If you haven’t yet, please be sure to read Part 1 as this picks up where that one left off.
Exploring who you are is a critical step in learning to love yourself. This exercise of self-exploration will open to door to understanding what is stopping you from pure self-love. After you feel like you have a deep and intimate understanding of who you are, work through the below steps to start uncovering the multiple layers of unconditional love.
Be grateful for the flaws – It is important that you are completely honest with yourself and find what aspects that you tend to hide. What things cause you to cringe a little? Where does shame creep up? Once you identify these items, begin to truly accept all aspects of yourself by affirming that your “flaws” are what makes you unique and ultimately perfect. Often, we would easily love others with the same “flaws” and recognizing that helps in finding this love for ourselves. Allow the labels to fade away and just be with the reality of all the beautiful aspects of who you are. Daily, take a moment to be grateful for these “flaws” as they give you an opportunity to experience unconditional love.

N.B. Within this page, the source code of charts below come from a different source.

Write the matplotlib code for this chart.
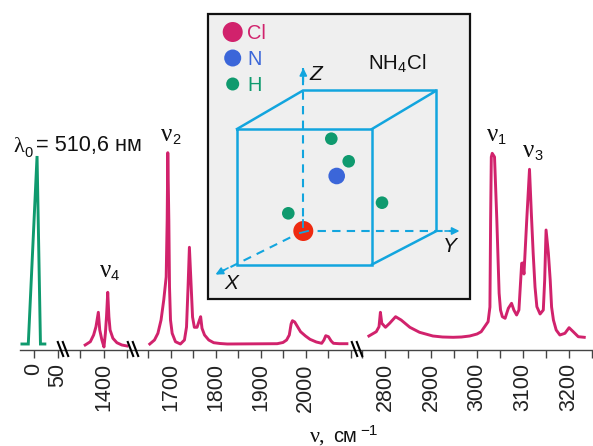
from matplotlib import pyplot as plt
from matplotlib.patches import Circle, Rectangle
import numpy as np

plt.rcParams["font.family"] = ["Liberation Sans", "DejaVu Sans"]
plt.rcParams["mathtext.fontset"] = "custom"
plt.rcParams["mathtext.rm"] = "Liberation Sans"
plt.rcParams["mathtext.default"] = "regular"

PINK = "#d1226c"
GREEN = "#0f9a6e"
BLUE = "#3b66d9"
CYAN = "#12a5de"
RED = "#ee2a10"
INK = "#111111"

# laser line
laser_x = [-24, -11, 7, 14, 23]
laser_y = [6, 6, 194, 6, 6]

# nu4 region
nu4_x = [1361, 1372, 1379, 1384, 1389, 1392, 1396.6, 1401, 1404, 1406.4, 1409, 1411.5, 1414,
         1420, 1428.5, 1439, 1451]
nu4_y = [5, 8.3, 15, 23.3, 37.7, 20, 10, 3, 16.7, 33.3, 57.7, 33.3, 20, 11.7, 7.3, 5, 4]

# nu2 region
nu2_x = [1654, 1664.4, 1672, 1679, 1685, 1690.4, 1692.6, 1694, 1696.3, 1697.8, 1700, 1703.7, 1711,
         1722, 1731, 1735.6, 1739, 1742, 1746, 1749, 1753, 1759, 1764.4, 1767, 1770, 1775.6,
         1785, 1796, 1810, 1826, 1937, 1950, 1958, 1964, 1968, 1971, 1976, 1989, 2000, 2010,
         2024, 2036, 2041, 2045, 2051, 2057, 2062, 2075, 2092]
nu2_y = [6, 10, 16.7, 30, 50, 73, 130, 197.3, 130, 63, 30, 16.7, 8.3,
         6, 10, 23, 63, 102.7, 63, 33, 22.7, 22.7, 30, 33.3, 21.7, 15,
         10, 7.3, 6.5, 6, 6.3, 7.5, 10, 15, 26, 29.3, 28, 18.3, 14, 10.7,
         8, 6.7, 10, 14.3, 13.3, 9, 6.7, 6.3, 6.3]

# nu1 / nu3 region
nu1_x = [2765, 2781, 2787, 2790, 2793, 2801, 2810, 2823, 2835, 2854, 2875, 2904, 2925, 2948, 2966,
         2984, 3000, 3009, 3024, 3028, 3029.5, 3031, 3033, 3038, 3043, 3048, 3051, 3055, 3061,
         3068, 3075, 3080, 3086, 3091, 3097, 3099, 3102, 3108, 3114, 3118, 3122, 3126, 3130,
         3137, 3144, 3147, 3150, 3155, 3159, 3162, 3166, 3172, 3180, 3191, 3200, 3209, 3220, 3233]
nu1_y = [14, 18.3, 23.3, 37.7, 26.7, 22.7, 26.7, 33.3, 30, 22.7, 17.7, 14, 13, 12.7, 13,
         14, 16, 18.3, 28.3, 43, 130, 193, 196.7, 193, 130, 56.7, 40, 33.3, 31.7,
         41.7, 46.7, 40, 35, 40, 86.7, 87, 76, 130, 180.7, 136.7, 96.7, 63, 43.3,
         36, 40, 70, 120, 97, 70, 43, 30, 20, 15, 16.7, 22.3, 18.3, 13.3, 12.7]

tick_pos = [0, 50, 1350, 1400, 1450, 1650, 1700, 1750, 1800, 1850, 1900, 1950, 2000, 2050,
            2100, 2750, 2800, 2850, 2900, 2950, 3000, 3050, 3100, 3150, 3200, 3250]
tick_txt = ["0", "50", "", "1400", "", "", "1700", "", "1800", "", "1900", "", "2000", "",
            "", "", "2800", "", "2900", "", "3000", "", "3100", "", "3200", ""]

# broken axis: wavenumber -> pixel
knot_wn = [-28, 50, 1350, 1450, 1650, 2100, 2750, 3252]
knot_px = [20, 58, 80, 127, 148, 350.5, 362, 593]
breaks_px = [63, 133, 357]

# inset atoms
legend_names = ["Cl", "N", "H"]
legend_colors = [PINK, BLUE, GREEN]
legend_y = [32, 58, 84]
legend_r = [10, 8.5, 6.5]
h_atoms = [(331.3, 138.7), (348.7, 161.3), (382, 202.7), (288.3, 213.3)]
n_atom = (336.7, 176)
cl_atom = (303.3, 231)

fig = plt.figure(figsize=(5.93, 4.46), dpi=100)

ax = fig.add_axes([20 / 593, 96 / 446, 573 / 593, 350 / 446])
ax.set_xscale("function", functions=(lambda v: np.interp(v, knot_wn, knot_px),
                                     lambda p: np.interp(p, knot_px, knot_wn)))
ax.plot(laser_x, laser_y, color=GREEN, lw=2.1, solid_joinstyle="miter")
for xs, ys in [(nu4_x, nu4_y), (nu2_x, nu2_y), (nu1_x, nu1_y)]:
    ax.plot(xs, ys, color=PINK, lw=2.1, solid_joinstyle="round")
ax.set_xlim(-28, 3252)
ax.set_ylim(0, 350)
ax.set_xticks(tick_pos)
ax.set_xticklabels(tick_txt, rotation=90, fontsize=15.5, color="#222222")
ax.set_yticks([])
ax.tick_params(axis="x", length=5.5, width=1, color="#444444", pad=4)
for s in ["top", "left", "right"]:
    ax.spines[s].set_visible(False)
ax.spines["bottom"].set_color("#444444")
ax.spines["bottom"].set_linewidth(1)
ax.patch.set_visible(False)

# overlay in image pixels for the labels and the inset
ov = fig.add_axes([0, 0, 1, 1])
ov.set_xlim(0, 593)
ov.set_ylim(446, 0)
ov.axis("off")

for b in breaks_px:
    for d in (-2.5, 2.5):
        ov.plot([b + d - 2.7, b + d + 2.7], [342, 356], color="black", lw=1.5, zorder=4)


def nu_label(x, y, sub):
    ov.text(x, y, "ν", fontsize=18, family="Liberation Serif", color=INK, va="baseline")
    ov.text(x + 11, y + 3, sub, fontsize=10.5, color=INK, va="baseline")


nu_label(161, 141, "2")
nu_label(100, 277, "4")
nu_label(487, 141, "1")
nu_label(523, 157, "3")

ov.text(13, 152, "λ", fontsize=16, family="Liberation Serif", color=INK, va="baseline")
ov.text(24, 157, "0", fontsize=10.5, color=INK, va="baseline")
ov.text(36, 151, "= 510,6 нм", fontsize=15.7, color=INK, va="baseline")

ov.text(310, 442, "ν,", fontsize=16, family="Liberation Serif", color=INK, va="baseline")
ov.text(333, 442, "см", fontsize=14.4, color=INK, va="baseline")
ov.text(360, 435, "−1", fontsize=11, color=INK, va="baseline")

# inset
ov.add_patch(Rectangle((207.5, 13.5), 262, 285.5, fc="#efefef", ec=INK, lw=1.6, zorder=1))

cube_front = [(237, 129), (372, 129), (372, 264.5), (237, 264.5), (237, 129)]
cube_top = [(237, 129), (303, 90.5), (436.5, 90.5), (372, 129)]
cube_side = [(436.5, 90.5), (436.5, 231), (372, 264.5)]
for pts in (cube_front, cube_top, cube_side):
    ov.plot(*zip(*pts), color=CYAN, lw=1.8, zorder=2, solid_joinstyle="miter")

# axis tip, and where its arrow head starts
axis_tips = [(303.3, 68), (459.5, 231), (215.5, 274.5)]
axis_heads = [(303.3, 82), (445, 231), (228, 268)]
for tip, head in zip(axis_tips, axis_heads):
    ov.plot([cl_atom[0], tip[0]], [cl_atom[1], tip[1]], color=CYAN, lw=1.5, ls=(0, (4, 3)), zorder=2)
    ov.annotate("", xy=tip, xytext=head,
                arrowprops=dict(arrowstyle="-|>", color=CYAN, lw=1.2, mutation_scale=11, shrinkA=0, shrinkB=0),
                zorder=3)

ov.add_patch(Circle(cl_atom, 10, fc=RED, ec="none", zorder=3))
ov.plot([303.3, 303.3], [220, 227], color=CYAN, lw=1.3, zorder=4)
ov.plot([300, 308], [233, 231], color=CYAN, lw=1.3, zorder=4)
ov.add_patch(Circle(n_atom, 8.3, fc=BLUE, ec="none", zorder=3))
for p in h_atoms:
    ov.add_patch(Circle(p, 6.3, fc=GREEN, ec="none", zorder=3))

for name, c, y, r in zip(legend_names, legend_colors, legend_y, legend_r):
    ov.add_patch(Circle((232.7, y), r, fc=c, ec="none", zorder=3))
    ov.text(247, y + 7, name, fontsize=14.4, color=c, va="baseline", zorder=3)

ov.text(368, 70, r"$NH_4Cl$", fontsize=14.8, color=INK, va="baseline", zorder=3)
ov.text(309, 80, "Z", fontsize=15, style="italic", color=INK, va="baseline", zorder=3)
ov.text(443, 252, "Y", fontsize=15, style="italic", color=INK, va="baseline", zorder=3)
ov.text(224, 289, "X", fontsize=15, style="italic", color=INK, va="baseline", zorder=3)

fig.savefig("out.png", dpi=100)
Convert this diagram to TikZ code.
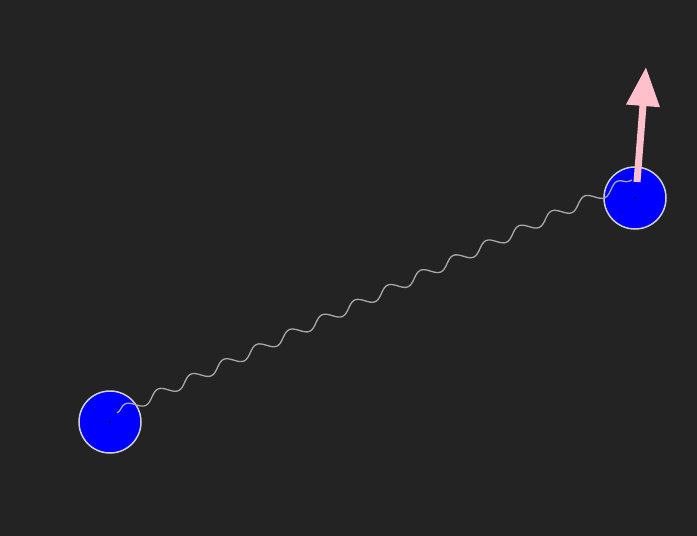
\documentclass[tikz,border=0pt]{standalone}
\usetikzlibrary{arrows.meta,decorations.pathmorphing}
\definecolor{bg}{HTML}{232323}
\definecolor{ballblue}{HTML}{0000FF}
\definecolor{rim}{HTML}{D0D0D0}
\definecolor{spring}{HTML}{A8A8A8}
\definecolor{pinkarrow}{HTML}{FFC0CB}
\tikzset{
  ball/.style={circle, fill=ballblue, draw=rim, line width=1.5pt, minimum size=62pt, inner sep=0pt},
  centerdot/.style={circle, fill=black, minimum size=2pt, inner sep=0pt},
  springline/.style={draw=spring, line width=1.3pt, decorate, decoration={snake, amplitude=5pt, segment length=36pt}},
  force/.style={draw=pinkarrow, line width=7pt, -{Triangle[width=32pt,length=39pt]}}
}
\begin{document}
\begin{tikzpicture}[x=1pt,y=-1pt]
\fill[bg] (0,0) rectangle (697,536);
\useasboundingbox (0,0) rectangle (697,536);
\node[ball] (b1) at (110,422) {};
\node[ball] (b2) at (635,198) {};
\coordinate (s1) at (117,413);
\coordinate (s2) at (632,180);
\path[springline] (s1) -- (s2);
\node[centerdot] (d1) at (b1.center) {};
\node[centerdot] (d2) at (b2.center) {};
\coordinate (f1) at (637,182);
\coordinate (f2) at (646,67);
\path[force] (f1) -- (f2);
\end{tikzpicture}
\end{document}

Respecting yourself – We tend to treat ourselves with significantly less respect than we do others. Respecting yourself includes speaking to ourselves with kindness as well as requiring others to do the same. Anytime you make a comment about yourself that is negative, even joking, it chips away at your self-esteem and gives fuel to your inner critic. Unfortunately our habits of negative self-talk can run deep and took years to build so it takes time to change. This is one that requires a high level of awareness. Spend a day watching all your thoughts and comments about yourself. Are there themes when you talk about yourself negatively? Many people do when they speak about things like needing to lose weight or a goal they aren’t hitting as quickly as they would like. Ask others to support you in letting you know when you have made a comment about yourself that is negative. Once you see when you tend to bring in negative self-talk, you can begin to catch it and change the dialogue you have about yourself. A good rule of thumb is if you wouldn’t say it to someone else, you shouldn’t say it to yourself. Add in a consistent practice of looking in the mirror and telling yourself “I love you”. It may feel odd and funny at first, but it will help grow a habit of positive self-talk while you are eliminating the negative.
Have compassion – We are incredibly hard on ourselves. Our high standards for achievement that we put on ourselves are often impossible. We fill ourselves with “shoulds” and “need to’s” that wreak havoc on our self worth. Cultivating compassion for ourselves, providing understanding and love, will create a feeling of fulfillment that we dream of. Let go of the things that you regret and haven’t forgiven yourself for. You are human and will make mistakes and fail. Not only is there nothing wrong with that, those mistakes and failures are gifts for growth so be grateful for them instead of holding a grudge against yourself. For more support read my post on Tips to Living Self Compassion.
Ultimately, you will never have complete and unconditional love in your life if you don’t have it for yourself. Nothing external will fill that void and you will always have a feeling of discontentment if you are lacking any bit of self-love. You deserve better than that. You deserve complete love and happiness. Start right now, healing any wounds and changing any perceptions that are keeping you for unconditional love.